Alaska Ski Train—As a fundraiser for the Nordic Skiing Association of Anchorage, this train is a unique, once-a-year chance to get out and explore Alaska’s backcountry by ski or snowshoe. From Anchorage, the train journeys north to Curry, a remote area north of Talkeetna that was once home to a ski resort long since lost to a fire.


Tokyo Ski Trains—Japan runs regular trains from Tokyo north to ski country, as well as from Sapporo to resorts on Hokkaido. Popular day trips from Tokyo include: the bullet train ride to Karuizawa Prince Hotel Ski Area or “KaruSki”; the express train Azusa from Tokyo’s Shinjuku station to Fujimi Panorama Resort in Nagano; and the short trip from Tokyo Station on the Max Tanigawa bullet-train to GALA Yuzawa Snow Resort, where the ski-area ticket counter is actually in the train station.

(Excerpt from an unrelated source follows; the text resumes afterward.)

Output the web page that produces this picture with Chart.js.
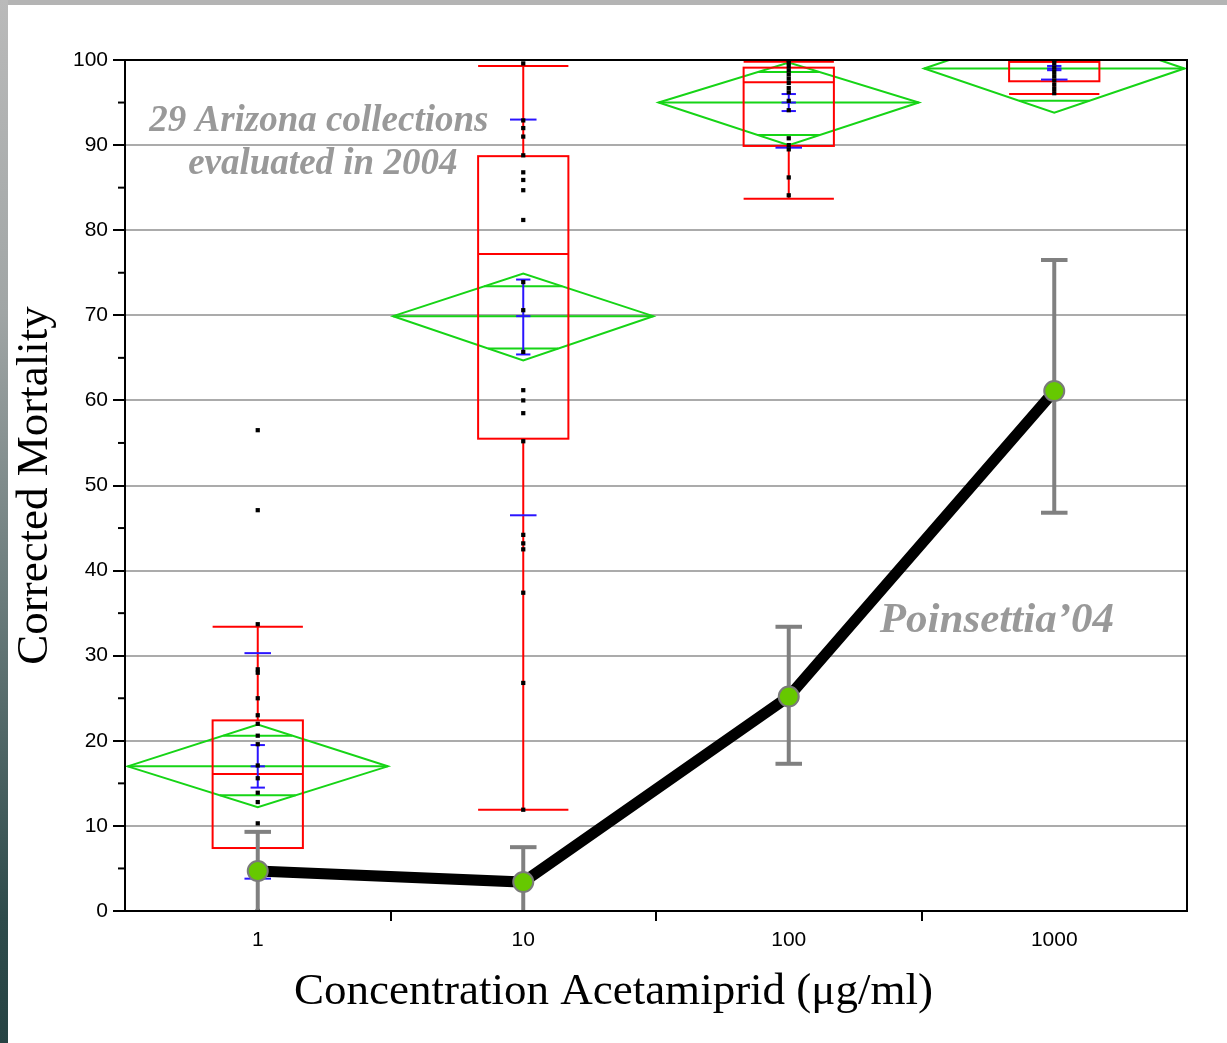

Via Rail Snow Train Express—From Edmonton, Alberta, hop on the Via Rail Snow Train to Jasper National Park, a UNESCO World Heritage Site with some of the most stunning mountain scenery in the world. At Jasper Station, head to your hotel and can catch a free shuttle to nearby Marmot Basin ski resort.


Le Massif Train—An off-the-radar world-class destination, one of many features that set Le Massif, Quebec, apart is that it can be reached by train. There was no accommodation at the hill until Club Med opened this year, so if you were here more than a day you’d traditionally bunk in the riverside town of Baie St. Paul. From there, a scenic 40-minute train ride delivers you to Le Massif station where you board a gondola to the main base area.


Trans-Siberian Railroad—The most exotic entry on this list, it may not be a ski train per se, but the Trans-Siberian Railroad traverses almost 10,000 km of Mother Russia, delivering you to little-known places and mountain ranges that showcase a fringe backcountry ski community, deep Siberian powder, and skiing’s ancient origins.


Leslie Anthony is a Whistler-based author, editor, biologist and bon vivant who has never met a mountain he didn’t like.